**EXERCISE DETAILS**: Among the entries below, copy only the span from the line containing "Emit a web page" through the line containing "const shapeText = '(shape)';". Do so exactly, and skip the pictures.
----
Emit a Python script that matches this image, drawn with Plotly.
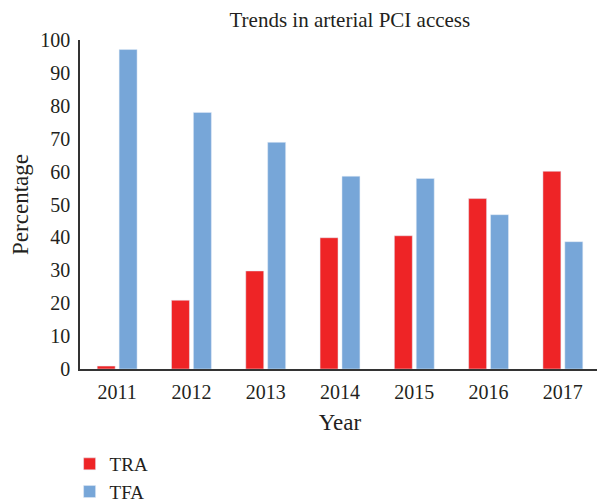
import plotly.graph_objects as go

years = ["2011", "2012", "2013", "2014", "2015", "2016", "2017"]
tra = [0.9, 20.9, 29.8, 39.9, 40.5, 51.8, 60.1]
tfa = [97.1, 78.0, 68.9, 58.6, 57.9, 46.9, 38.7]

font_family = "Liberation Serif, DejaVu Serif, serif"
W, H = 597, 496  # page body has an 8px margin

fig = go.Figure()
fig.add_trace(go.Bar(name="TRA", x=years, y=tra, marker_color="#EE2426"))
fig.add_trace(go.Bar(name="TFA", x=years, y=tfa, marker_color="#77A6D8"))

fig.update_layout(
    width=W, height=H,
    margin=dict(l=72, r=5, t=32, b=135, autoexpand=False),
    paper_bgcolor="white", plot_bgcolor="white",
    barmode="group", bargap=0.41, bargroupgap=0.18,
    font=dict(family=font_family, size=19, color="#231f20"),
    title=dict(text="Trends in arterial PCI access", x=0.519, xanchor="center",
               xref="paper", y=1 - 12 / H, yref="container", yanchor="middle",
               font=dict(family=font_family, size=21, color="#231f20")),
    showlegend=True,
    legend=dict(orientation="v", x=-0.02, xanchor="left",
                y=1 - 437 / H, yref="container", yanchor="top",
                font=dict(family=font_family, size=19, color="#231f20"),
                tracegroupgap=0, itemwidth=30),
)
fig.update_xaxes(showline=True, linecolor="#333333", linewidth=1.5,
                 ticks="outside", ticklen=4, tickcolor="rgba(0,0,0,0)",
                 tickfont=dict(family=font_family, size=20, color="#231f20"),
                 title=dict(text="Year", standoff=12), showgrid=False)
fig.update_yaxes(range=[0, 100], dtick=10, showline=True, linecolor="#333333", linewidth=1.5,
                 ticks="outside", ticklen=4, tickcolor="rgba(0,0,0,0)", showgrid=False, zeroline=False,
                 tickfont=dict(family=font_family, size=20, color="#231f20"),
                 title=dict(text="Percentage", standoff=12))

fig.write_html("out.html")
----
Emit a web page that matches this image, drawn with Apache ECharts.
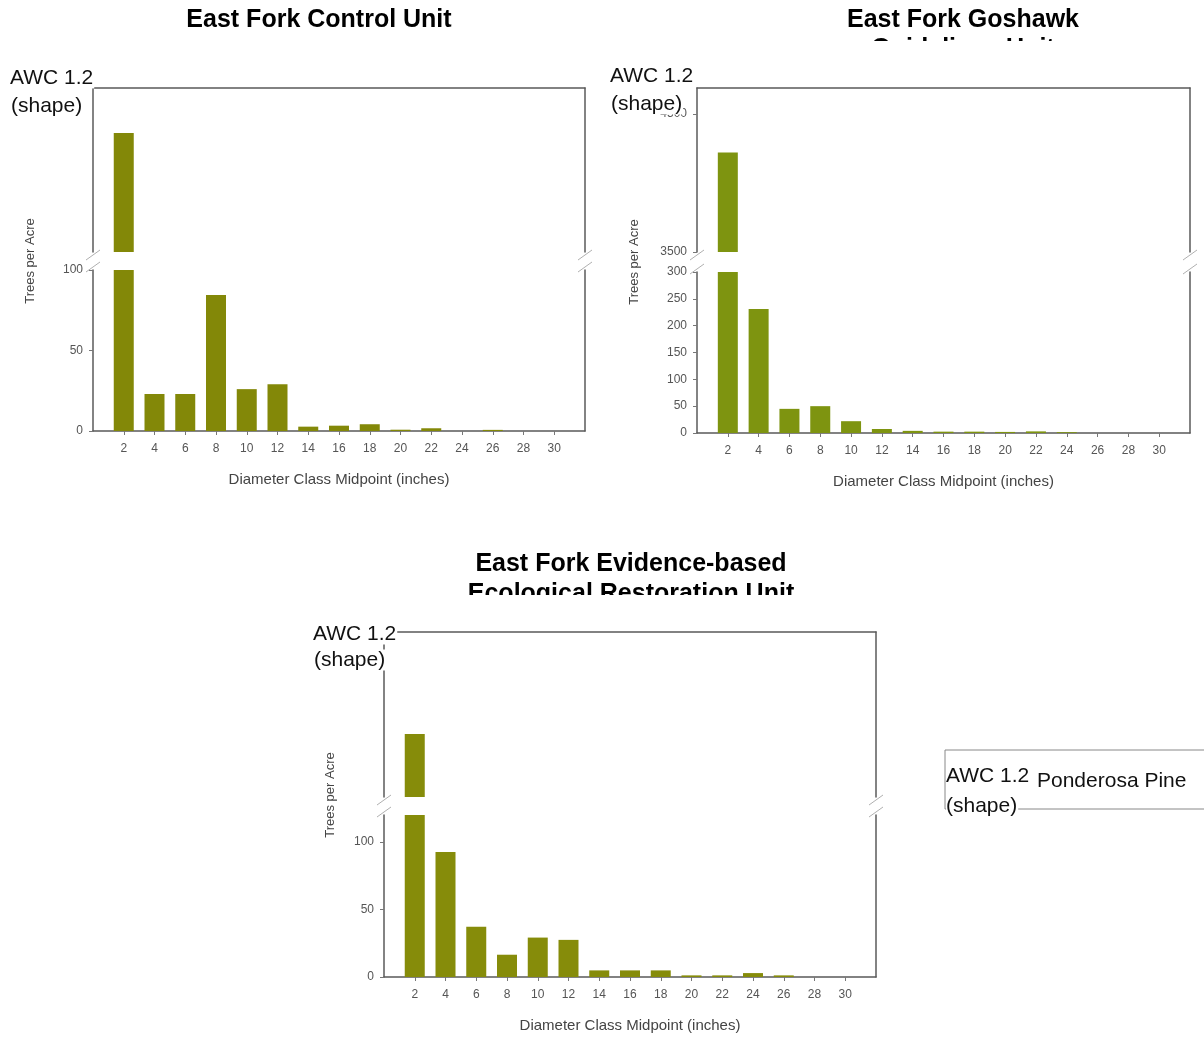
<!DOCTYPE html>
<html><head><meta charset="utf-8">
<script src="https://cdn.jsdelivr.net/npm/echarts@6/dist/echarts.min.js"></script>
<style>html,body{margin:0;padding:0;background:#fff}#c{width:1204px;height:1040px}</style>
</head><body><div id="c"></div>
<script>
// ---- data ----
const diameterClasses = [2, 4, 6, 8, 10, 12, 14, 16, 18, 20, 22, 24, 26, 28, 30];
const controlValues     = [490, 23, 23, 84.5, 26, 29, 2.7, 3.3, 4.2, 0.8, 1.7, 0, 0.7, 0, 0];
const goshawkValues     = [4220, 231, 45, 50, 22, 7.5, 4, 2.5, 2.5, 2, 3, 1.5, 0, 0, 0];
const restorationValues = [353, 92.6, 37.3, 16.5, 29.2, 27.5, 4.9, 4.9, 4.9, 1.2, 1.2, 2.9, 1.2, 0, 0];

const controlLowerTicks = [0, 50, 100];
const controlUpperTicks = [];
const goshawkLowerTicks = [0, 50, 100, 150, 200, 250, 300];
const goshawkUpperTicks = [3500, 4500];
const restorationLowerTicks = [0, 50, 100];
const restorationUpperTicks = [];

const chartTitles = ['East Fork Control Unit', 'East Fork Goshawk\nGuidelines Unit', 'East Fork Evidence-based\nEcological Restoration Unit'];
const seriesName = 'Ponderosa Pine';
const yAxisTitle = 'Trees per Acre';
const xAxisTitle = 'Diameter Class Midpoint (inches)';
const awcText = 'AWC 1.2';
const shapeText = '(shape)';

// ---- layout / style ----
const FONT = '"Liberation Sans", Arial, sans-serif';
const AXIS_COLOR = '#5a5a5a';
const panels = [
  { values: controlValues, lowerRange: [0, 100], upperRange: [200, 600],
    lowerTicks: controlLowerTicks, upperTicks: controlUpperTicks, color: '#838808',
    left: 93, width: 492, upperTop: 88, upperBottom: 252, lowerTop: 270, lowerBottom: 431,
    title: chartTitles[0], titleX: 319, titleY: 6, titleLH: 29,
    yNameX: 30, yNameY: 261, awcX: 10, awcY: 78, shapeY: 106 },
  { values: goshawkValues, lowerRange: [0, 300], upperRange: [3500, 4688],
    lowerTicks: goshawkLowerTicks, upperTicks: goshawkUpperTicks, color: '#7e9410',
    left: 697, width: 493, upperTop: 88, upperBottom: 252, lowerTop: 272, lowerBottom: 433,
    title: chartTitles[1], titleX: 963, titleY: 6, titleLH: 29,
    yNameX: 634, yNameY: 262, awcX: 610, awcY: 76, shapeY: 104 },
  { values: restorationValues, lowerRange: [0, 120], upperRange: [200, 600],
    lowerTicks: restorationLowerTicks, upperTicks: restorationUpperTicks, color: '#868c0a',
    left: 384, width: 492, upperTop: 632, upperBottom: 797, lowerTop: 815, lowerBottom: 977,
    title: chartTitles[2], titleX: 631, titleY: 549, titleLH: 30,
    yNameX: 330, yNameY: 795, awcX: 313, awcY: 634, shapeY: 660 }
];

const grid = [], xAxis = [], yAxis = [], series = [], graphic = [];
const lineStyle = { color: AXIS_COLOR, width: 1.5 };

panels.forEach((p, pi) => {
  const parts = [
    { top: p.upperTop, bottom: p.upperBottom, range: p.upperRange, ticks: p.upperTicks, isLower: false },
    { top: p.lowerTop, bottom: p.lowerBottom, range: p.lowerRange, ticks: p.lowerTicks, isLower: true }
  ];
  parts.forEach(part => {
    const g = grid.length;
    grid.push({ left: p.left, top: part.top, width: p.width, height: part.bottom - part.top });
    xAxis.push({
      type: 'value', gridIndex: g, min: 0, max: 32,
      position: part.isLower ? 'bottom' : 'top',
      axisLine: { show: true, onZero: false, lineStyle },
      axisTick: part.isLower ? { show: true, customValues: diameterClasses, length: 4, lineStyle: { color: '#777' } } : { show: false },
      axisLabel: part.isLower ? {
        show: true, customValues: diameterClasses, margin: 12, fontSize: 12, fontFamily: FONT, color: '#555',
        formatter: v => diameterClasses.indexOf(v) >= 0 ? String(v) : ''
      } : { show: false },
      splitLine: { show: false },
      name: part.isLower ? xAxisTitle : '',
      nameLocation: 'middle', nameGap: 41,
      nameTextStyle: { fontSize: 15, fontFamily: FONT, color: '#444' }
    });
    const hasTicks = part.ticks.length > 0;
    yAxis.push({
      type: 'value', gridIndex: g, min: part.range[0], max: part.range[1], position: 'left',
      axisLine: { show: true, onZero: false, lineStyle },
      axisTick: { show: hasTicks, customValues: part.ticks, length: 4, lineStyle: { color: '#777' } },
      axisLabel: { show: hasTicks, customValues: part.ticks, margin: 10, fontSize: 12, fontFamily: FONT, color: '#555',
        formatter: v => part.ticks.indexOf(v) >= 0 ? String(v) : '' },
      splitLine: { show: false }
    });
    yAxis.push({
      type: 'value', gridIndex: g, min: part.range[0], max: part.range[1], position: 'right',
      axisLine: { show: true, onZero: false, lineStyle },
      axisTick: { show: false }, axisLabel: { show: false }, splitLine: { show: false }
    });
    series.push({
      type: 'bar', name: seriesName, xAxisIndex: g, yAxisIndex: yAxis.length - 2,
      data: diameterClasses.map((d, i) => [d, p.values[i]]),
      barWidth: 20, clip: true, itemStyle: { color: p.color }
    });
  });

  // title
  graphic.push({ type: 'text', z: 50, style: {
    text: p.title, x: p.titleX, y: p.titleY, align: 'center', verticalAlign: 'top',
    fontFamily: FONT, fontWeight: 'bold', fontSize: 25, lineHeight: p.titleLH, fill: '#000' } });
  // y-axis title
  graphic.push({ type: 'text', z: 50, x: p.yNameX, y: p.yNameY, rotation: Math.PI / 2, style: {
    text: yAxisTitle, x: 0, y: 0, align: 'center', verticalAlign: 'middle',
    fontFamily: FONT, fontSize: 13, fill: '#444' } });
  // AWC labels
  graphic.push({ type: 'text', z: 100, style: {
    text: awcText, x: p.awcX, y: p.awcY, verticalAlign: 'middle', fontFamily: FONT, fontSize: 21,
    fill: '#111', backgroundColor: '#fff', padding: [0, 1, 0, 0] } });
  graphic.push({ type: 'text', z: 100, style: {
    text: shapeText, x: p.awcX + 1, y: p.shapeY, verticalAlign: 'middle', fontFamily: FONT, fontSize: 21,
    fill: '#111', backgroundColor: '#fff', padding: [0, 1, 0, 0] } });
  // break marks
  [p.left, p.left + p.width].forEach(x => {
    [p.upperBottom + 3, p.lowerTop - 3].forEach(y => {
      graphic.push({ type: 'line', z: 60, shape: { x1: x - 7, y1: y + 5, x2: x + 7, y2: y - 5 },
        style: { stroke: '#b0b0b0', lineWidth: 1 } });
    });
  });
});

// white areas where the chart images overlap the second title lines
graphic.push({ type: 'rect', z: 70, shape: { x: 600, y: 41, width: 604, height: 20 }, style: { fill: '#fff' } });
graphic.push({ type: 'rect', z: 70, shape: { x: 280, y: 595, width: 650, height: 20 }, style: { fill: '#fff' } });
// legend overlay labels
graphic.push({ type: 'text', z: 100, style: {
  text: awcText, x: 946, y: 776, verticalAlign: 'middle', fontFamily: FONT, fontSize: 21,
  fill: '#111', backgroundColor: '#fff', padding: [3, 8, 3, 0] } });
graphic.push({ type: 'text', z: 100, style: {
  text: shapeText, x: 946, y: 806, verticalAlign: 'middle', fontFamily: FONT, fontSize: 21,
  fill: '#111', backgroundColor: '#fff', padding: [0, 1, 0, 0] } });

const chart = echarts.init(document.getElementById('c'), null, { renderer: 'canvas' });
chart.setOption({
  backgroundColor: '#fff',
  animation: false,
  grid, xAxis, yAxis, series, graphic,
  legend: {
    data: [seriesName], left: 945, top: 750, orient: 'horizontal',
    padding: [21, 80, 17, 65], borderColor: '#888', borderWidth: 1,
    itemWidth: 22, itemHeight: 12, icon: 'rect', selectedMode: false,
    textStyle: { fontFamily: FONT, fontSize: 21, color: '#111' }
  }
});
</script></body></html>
----
**SOLUTION TO THE PROBLEM**:
Emit a web page that matches this image, drawn with Apache ECharts.
<!DOCTYPE html>
<html><head><meta charset="utf-8">
<script src="https://cdn.jsdelivr.net/npm/echarts@6/dist/echarts.min.js"></script>
<style>html,body{margin:0;padding:0;background:#fff}#c{width:1204px;height:1040px}</style>
</head><body><div id="c"></div>
<script>
// ---- data ----
const diameterClasses = [2, 4, 6, 8, 10, 12, 14, 16, 18, 20, 22, 24, 26, 28, 30];
const controlValues     = [490, 23, 23, 84.5, 26, 29, 2.7, 3.3, 4.2, 0.8, 1.7, 0, 0.7, 0, 0];
const goshawkValues     = [4220, 231, 45, 50, 22, 7.5, 4, 2.5, 2.5, 2, 3, 1.5, 0, 0, 0];
const restorationValues = [353, 92.6, 37.3, 16.5, 29.2, 27.5, 4.9, 4.9, 4.9, 1.2, 1.2, 2.9, 1.2, 0, 0];

const controlLowerTicks = [0, 50, 100];
const controlUpperTicks = [];
const goshawkLowerTicks = [0, 50, 100, 150, 200, 250, 300];
const goshawkUpperTicks = [3500, 4500];
const restorationLowerTicks = [0, 50, 100];
const restorationUpperTicks = [];

const chartTitles = ['East Fork Control Unit', 'East Fork Goshawk\nGuidelines Unit', 'East Fork Evidence-based\nEcological Restoration Unit'];
const seriesName = 'Ponderosa Pine';
const yAxisTitle = 'Trees per Acre';
const xAxisTitle = 'Diameter Class Midpoint (inches)';
const awcText = 'AWC 1.2';
const shapeText = '(shape)';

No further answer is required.